Working from the top of the listing below, retype each line through the line containing "const xTicks = [-100, -50, 0, 50, 100];", both included, with no pictures.

═══ Information supplied

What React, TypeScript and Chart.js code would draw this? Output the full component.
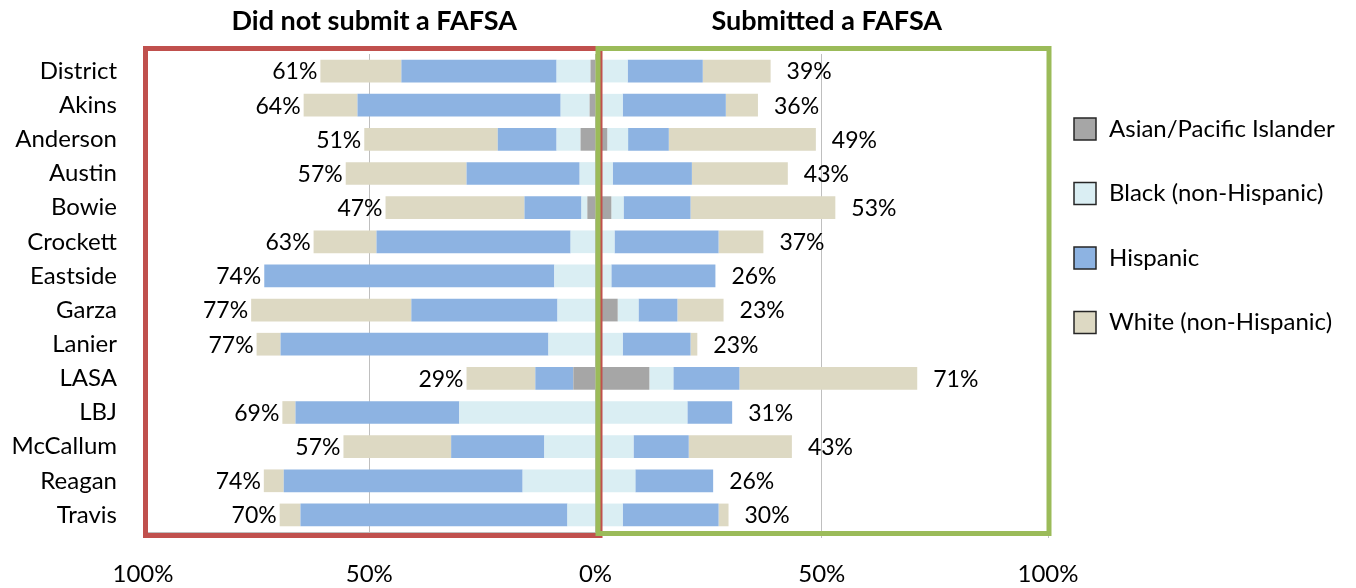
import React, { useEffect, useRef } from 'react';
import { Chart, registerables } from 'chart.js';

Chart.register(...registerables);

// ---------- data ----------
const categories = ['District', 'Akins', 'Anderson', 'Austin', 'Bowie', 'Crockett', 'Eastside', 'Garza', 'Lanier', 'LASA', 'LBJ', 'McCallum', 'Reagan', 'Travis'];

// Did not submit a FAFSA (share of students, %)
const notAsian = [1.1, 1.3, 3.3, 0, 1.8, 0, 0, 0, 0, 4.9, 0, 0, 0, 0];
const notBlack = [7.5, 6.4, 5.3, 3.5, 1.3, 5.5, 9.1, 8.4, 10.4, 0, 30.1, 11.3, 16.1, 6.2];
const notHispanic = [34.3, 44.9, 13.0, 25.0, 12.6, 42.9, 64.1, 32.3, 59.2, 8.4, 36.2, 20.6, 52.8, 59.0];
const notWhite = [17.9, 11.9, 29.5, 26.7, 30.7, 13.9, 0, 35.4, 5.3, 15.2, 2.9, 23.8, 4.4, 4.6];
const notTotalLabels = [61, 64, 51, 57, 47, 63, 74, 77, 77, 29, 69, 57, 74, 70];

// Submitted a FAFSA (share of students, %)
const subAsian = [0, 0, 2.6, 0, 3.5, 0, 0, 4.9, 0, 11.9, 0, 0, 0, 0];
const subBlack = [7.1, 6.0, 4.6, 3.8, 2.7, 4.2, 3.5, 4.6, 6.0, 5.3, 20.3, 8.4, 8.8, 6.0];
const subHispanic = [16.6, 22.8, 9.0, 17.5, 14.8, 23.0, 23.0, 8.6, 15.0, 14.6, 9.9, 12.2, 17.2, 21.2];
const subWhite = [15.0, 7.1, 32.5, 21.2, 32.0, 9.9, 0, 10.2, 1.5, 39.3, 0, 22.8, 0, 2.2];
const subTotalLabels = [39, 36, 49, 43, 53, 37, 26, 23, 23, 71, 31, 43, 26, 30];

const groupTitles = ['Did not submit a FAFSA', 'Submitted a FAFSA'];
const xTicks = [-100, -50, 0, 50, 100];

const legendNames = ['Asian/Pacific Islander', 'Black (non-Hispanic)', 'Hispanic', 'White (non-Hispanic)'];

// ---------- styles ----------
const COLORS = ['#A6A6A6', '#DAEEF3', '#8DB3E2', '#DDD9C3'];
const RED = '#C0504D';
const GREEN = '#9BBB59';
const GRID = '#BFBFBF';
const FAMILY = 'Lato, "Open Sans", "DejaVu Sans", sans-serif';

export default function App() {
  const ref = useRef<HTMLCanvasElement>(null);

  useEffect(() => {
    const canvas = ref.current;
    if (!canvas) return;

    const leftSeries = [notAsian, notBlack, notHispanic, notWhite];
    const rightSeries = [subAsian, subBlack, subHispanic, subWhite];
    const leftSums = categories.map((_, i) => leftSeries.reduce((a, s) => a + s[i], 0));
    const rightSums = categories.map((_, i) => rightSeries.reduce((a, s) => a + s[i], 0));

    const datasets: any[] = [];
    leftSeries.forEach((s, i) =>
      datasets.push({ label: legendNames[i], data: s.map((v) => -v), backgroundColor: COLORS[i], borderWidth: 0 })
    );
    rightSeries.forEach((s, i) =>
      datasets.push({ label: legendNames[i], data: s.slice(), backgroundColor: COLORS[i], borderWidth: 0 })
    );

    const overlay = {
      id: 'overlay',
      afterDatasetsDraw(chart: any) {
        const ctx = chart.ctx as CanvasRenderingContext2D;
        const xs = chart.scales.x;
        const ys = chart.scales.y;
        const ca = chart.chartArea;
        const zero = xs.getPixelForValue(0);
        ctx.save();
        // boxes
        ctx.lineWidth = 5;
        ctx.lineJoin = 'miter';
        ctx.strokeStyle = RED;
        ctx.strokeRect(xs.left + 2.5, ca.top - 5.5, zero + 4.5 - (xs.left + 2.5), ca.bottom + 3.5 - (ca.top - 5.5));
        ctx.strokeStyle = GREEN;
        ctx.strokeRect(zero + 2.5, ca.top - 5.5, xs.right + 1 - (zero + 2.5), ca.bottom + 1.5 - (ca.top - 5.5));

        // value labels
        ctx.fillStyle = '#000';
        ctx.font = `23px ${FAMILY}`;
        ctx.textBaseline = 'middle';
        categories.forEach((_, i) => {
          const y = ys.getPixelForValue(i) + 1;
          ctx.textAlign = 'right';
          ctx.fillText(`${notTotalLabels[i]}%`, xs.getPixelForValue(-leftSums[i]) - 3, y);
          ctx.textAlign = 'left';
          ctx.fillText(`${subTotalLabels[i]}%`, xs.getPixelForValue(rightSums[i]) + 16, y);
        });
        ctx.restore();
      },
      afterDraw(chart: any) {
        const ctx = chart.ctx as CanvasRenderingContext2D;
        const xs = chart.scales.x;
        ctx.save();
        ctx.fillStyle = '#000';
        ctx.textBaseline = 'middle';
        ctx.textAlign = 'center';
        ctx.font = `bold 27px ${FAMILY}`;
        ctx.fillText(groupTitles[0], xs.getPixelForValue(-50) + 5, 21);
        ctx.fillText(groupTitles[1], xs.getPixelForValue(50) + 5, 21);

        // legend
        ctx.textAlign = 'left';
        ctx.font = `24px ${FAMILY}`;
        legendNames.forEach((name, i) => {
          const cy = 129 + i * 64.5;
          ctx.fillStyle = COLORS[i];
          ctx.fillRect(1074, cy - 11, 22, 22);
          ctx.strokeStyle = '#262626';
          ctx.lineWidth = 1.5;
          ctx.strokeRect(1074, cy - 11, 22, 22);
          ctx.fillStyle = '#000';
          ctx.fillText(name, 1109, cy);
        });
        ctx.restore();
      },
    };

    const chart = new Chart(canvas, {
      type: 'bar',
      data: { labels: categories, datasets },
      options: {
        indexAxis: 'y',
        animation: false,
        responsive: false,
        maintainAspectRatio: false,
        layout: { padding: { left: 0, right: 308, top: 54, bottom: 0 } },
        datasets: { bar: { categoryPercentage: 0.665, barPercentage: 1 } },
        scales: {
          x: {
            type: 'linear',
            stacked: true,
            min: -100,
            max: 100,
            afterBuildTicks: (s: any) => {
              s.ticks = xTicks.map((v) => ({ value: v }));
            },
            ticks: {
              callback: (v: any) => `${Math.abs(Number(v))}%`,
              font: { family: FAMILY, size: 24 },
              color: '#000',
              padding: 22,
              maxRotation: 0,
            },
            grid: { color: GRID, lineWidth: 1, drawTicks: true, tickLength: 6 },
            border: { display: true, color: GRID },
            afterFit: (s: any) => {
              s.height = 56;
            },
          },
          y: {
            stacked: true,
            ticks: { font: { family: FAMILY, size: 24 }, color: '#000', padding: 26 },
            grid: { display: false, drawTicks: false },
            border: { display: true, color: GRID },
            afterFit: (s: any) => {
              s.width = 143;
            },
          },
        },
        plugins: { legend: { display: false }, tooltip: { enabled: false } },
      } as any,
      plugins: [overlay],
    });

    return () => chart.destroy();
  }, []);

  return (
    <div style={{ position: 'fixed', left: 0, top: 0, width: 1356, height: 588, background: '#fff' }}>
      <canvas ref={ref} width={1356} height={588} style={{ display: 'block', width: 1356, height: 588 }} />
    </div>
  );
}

══════

• Solution for this task
What React, TypeScript and Chart.js code would draw this? Output the full component.
import React, { useEffect, useRef } from 'react';
import { Chart, registerables } from 'chart.js';

Chart.register(...registerables);

// ---------- data ----------
const categories = ['District', 'Akins', 'Anderson', 'Austin', 'Bowie', 'Crockett', 'Eastside', 'Garza', 'Lanier', 'LASA', 'LBJ', 'McCallum', 'Reagan', 'Travis'];

// Did not submit a FAFSA (share of students, %)
const notAsian = [1.1, 1.3, 3.3, 0, 1.8, 0, 0, 0, 0, 4.9, 0, 0, 0, 0];
const notBlack = [7.5, 6.4, 5.3, 3.5, 1.3, 5.5, 9.1, 8.4, 10.4, 0, 30.1, 11.3, 16.1, 6.2];
const notHispanic = [34.3, 44.9, 13.0, 25.0, 12.6, 42.9, 64.1, 32.3, 59.2, 8.4, 36.2, 20.6, 52.8, 59.0];
const notWhite = [17.9, 11.9, 29.5, 26.7, 30.7, 13.9, 0, 35.4, 5.3, 15.2, 2.9, 23.8, 4.4, 4.6];
const notTotalLabels = [61, 64, 51, 57, 47, 63, 74, 77, 77, 29, 69, 57, 74, 70];

// Submitted a FAFSA (share of students, %)
const subAsian = [0, 0, 2.6, 0, 3.5, 0, 0, 4.9, 0, 11.9, 0, 0, 0, 0];
const subBlack = [7.1, 6.0, 4.6, 3.8, 2.7, 4.2, 3.5, 4.6, 6.0, 5.3, 20.3, 8.4, 8.8, 6.0];
const subHispanic = [16.6, 22.8, 9.0, 17.5, 14.8, 23.0, 23.0, 8.6, 15.0, 14.6, 9.9, 12.2, 17.2, 21.2];
const subWhite = [15.0, 7.1, 32.5, 21.2, 32.0, 9.9, 0, 10.2, 1.5, 39.3, 0, 22.8, 0, 2.2];
const subTotalLabels = [39, 36, 49, 43, 53, 37, 26, 23, 23, 71, 31, 43, 26, 30];

const groupTitles = ['Did not submit a FAFSA', 'Submitted a FAFSA'];
const xTicks = [-100, -50, 0, 50, 100];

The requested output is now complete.